Le président de la Cour Constitutionnel a jeté un véritable pavé dans la marre par rapport au respect du chronogramme électoral.
En marge du colloque international sur le processus électoral récemment tenu à Bamako, Amadou Ousmane Touré, le président du Conseil constitutionnel, a estimé que tout n’était pas réuni pour organiser des élections. « Si c’est pour demain nous ne sommes pas prêts et même dans quelques mois nous ne le serons pas », a lancé le juge. Avant d’ajouter que « si les élections sont faites, vous n’aurez pas les résultats, on va les garder ». Il les a également sollicités à travers ces termes, « aidez-nous à avoir un budget. Nous n’avons rien pour aller aux élections ».
Sous pression de la Communauté économique des Etats de l’Afrique de l’Ouest (Cedeao) qui exige le retour à l’ordre constitutionnel et le respect du chronogramme de la transition, le Mali doit organiser un référendum constitutionnel le 19 mars 2023. Un premier scrutin sera suivi du premier tour de la présidentielle en février 2024. Les militaires au pouvoir après le coup d’Etat perpétré le 18 août contre le défunt président Ibrahim Boubacar Keïta, doivent faire face à une insurrection jihadiste qui secoue le pays depuis 2013.
Une détérioration de la situation sécuritaire brandie par le pouvoir de Bamako pour expliquer les retards dans le respect du chronogramme électoral Mais pour Amadou Ousmane Touré, installé à la tête de la plus haute juridiction du pays le 10 août 2020, les causes sont multiformes. « Si vous voulez marcher demain pour dire de donner les moyens à la Cour, il faut marcher et j’en prendrais la tête ». Pour lui, il n’appartient pas à la Cour de décider de l’organisation d’une élection, mais plutôt aux politiques.

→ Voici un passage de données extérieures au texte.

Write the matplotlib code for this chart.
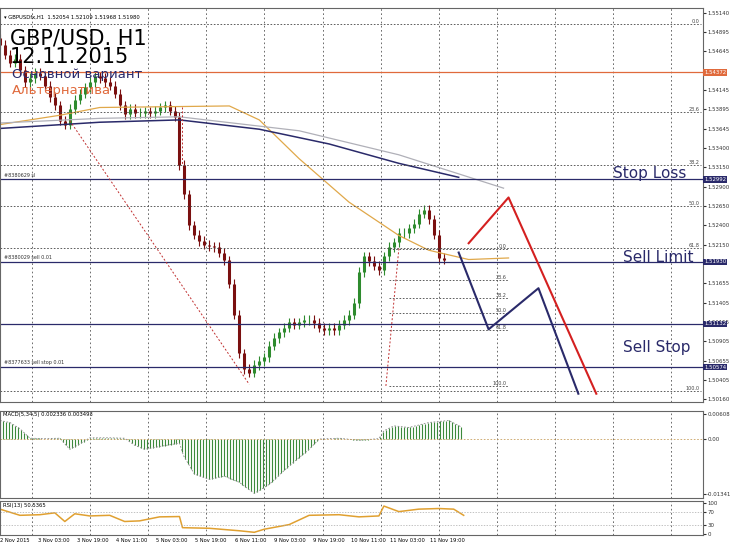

Des propos qui viennent conforter la position de certains sceptiques qui doutent du respect du calendrier électoral. Outre la question des moyens, certains évoquent aussi le retard dans l’installation des démembrements de l’Autorité indépendante de gestion des élections (AIGE) censés gérer tout le processus électoral. En plus, la convocation du collège électoral pour le référendum du 19 mars n’est toujours pas faite alors qu’elle était prévue le 17 février 2023.
Pourtant, selon la loi électorale, l’installation de ceux-ci doit avoir lieu six mois avant les élections. Il s’y ajoute une situation sécuritaire toujours pas maîtrisée en dépit de l’annonce faite par le président de la transition, le 20 janvier dernier, à l’occasion de la fête de l’armée, du lancement d’une nouvelle opération de sécurisation du processus électoral dénommée « Tilé Koura ».
Pour toutes ces raisons, certaines voix politiques demandent aux autorités de la transition d’éviter de disperser leurs efforts en se consacrant uniquement à l’organisation de la présidentielle de 2024. La refondation du Mali doit être leur cheval de bataille afin d’aller vers des élections dans les meilleures conditions. Mais cette démarche pourrait bien froisser la Cedeao, car elle impliquerait un retard dans le respect du calendrier électoral.
C’est dans ce contexte que le médiateur de la Cedeao pour le Mali, l’ancien président nigérian, Goodluck Jonathan est arrivé lundi 20 février à Bamako pour un séjour de 48 heures. Une visite destinée à évaluer les progrès accomplis dans le cadre du rétablissement de l’ordre constitutionnel.
Elle intervient également au lendemain d’un sommet extraordinaire de l’organisation régionale à Addis Abeba, la capitale éthiopienne, où il a été décidé du maintien des sanctions contre les autorités maliennes jusqu’au retour à l’ordre constitutionnel.